— Begin GIVEN DATA —

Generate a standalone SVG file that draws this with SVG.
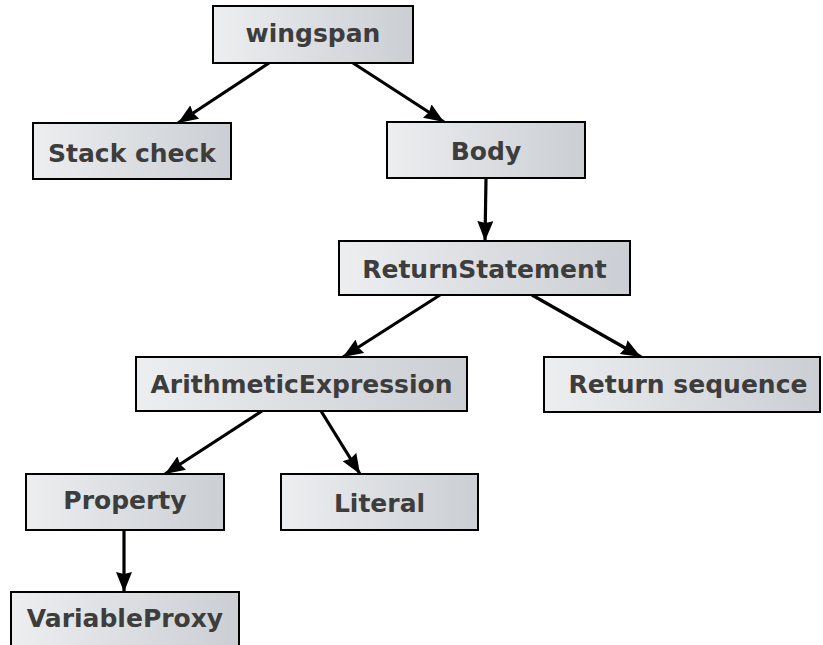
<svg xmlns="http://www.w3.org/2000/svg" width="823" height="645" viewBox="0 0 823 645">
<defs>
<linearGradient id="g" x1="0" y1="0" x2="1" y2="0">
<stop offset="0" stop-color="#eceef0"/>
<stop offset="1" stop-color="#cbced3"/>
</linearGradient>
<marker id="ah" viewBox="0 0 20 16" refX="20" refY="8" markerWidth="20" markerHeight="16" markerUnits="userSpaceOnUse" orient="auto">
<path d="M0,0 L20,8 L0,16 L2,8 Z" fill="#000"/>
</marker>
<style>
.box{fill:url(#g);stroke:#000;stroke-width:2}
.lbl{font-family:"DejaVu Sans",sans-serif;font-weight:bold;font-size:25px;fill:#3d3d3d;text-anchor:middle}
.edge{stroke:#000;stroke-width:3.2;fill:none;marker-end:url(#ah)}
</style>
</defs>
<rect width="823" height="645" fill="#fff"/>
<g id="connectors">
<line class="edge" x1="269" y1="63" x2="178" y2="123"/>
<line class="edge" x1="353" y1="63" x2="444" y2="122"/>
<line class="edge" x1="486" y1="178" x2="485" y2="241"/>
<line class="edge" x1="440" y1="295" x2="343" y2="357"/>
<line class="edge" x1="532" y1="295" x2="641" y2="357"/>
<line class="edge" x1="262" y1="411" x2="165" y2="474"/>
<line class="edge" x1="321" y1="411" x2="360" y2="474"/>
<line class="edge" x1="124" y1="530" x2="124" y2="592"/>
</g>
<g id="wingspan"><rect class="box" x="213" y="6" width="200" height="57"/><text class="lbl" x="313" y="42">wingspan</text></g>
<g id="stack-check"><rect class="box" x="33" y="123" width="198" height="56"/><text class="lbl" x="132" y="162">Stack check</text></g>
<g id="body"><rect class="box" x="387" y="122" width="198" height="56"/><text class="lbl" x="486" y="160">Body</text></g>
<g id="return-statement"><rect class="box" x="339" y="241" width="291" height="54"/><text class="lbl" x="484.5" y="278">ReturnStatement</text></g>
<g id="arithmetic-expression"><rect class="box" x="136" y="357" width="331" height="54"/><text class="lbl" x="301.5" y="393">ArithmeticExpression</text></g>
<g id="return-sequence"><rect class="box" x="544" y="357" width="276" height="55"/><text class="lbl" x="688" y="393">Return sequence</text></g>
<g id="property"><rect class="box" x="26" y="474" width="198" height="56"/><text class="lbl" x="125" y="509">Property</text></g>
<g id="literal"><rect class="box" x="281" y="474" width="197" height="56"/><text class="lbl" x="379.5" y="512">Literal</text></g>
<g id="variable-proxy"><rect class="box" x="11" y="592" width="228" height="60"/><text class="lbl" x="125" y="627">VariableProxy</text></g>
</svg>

— End GIVEN DATA —

Output all of the data exactly as it stands, minus any images.

Generate a standalone SVG file that draws this with SVG.
<svg xmlns="http://www.w3.org/2000/svg" width="823" height="645" viewBox="0 0 823 645">
<defs>
<linearGradient id="g" x1="0" y1="0" x2="1" y2="0">
<stop offset="0" stop-color="#eceef0"/>
<stop offset="1" stop-color="#cbced3"/>
</linearGradient>
<marker id="ah" viewBox="0 0 20 16" refX="20" refY="8" markerWidth="20" markerHeight="16" markerUnits="userSpaceOnUse" orient="auto">
<path d="M0,0 L20,8 L0,16 L2,8 Z" fill="#000"/>
</marker>
<style>
.box{fill:url(#g);stroke:#000;stroke-width:2}
.lbl{font-family:"DejaVu Sans",sans-serif;font-weight:bold;font-size:25px;fill:#3d3d3d;text-anchor:middle}
.edge{stroke:#000;stroke-width:3.2;fill:none;marker-end:url(#ah)}
</style>
</defs>
<rect width="823" height="645" fill="#fff"/>
<g id="connectors">
<line class="edge" x1="269" y1="63" x2="178" y2="123"/>
<line class="edge" x1="353" y1="63" x2="444" y2="122"/>
<line class="edge" x1="486" y1="178" x2="485" y2="241"/>
<line class="edge" x1="440" y1="295" x2="343" y2="357"/>
<line class="edge" x1="532" y1="295" x2="641" y2="357"/>
<line class="edge" x1="262" y1="411" x2="165" y2="474"/>
<line class="edge" x1="321" y1="411" x2="360" y2="474"/>
<line class="edge" x1="124" y1="530" x2="124" y2="592"/>
</g>
<g id="wingspan"><rect class="box" x="213" y="6" width="200" height="57"/><text class="lbl" x="313" y="42">wingspan</text></g>
<g id="stack-check"><rect class="box" x="33" y="123" width="198" height="56"/><text class="lbl" x="132" y="162">Stack check</text></g>
<g id="body"><rect class="box" x="387" y="122" width="198" height="56"/><text class="lbl" x="486" y="160">Body</text></g>
<g id="return-statement"><rect class="box" x="339" y="241" width="291" height="54"/><text class="lbl" x="484.5" y="278">ReturnStatement</text></g>
<g id="arithmetic-expression"><rect class="box" x="136" y="357" width="331" height="54"/><text class="lbl" x="301.5" y="393">ArithmeticExpression</text></g>
<g id="return-sequence"><rect class="box" x="544" y="357" width="276" height="55"/><text class="lbl" x="688" y="393">Return sequence</text></g>
<g id="property"><rect class="box" x="26" y="474" width="198" height="56"/><text class="lbl" x="125" y="509">Property</text></g>
<g id="literal"><rect class="box" x="281" y="474" width="197" height="56"/><text class="lbl" x="379.5" y="512">Literal</text></g>
<g id="variable-proxy"><rect class="box" x="11" y="592" width="228" height="60"/><text class="lbl" x="125" y="627">VariableProxy</text></g>
</svg>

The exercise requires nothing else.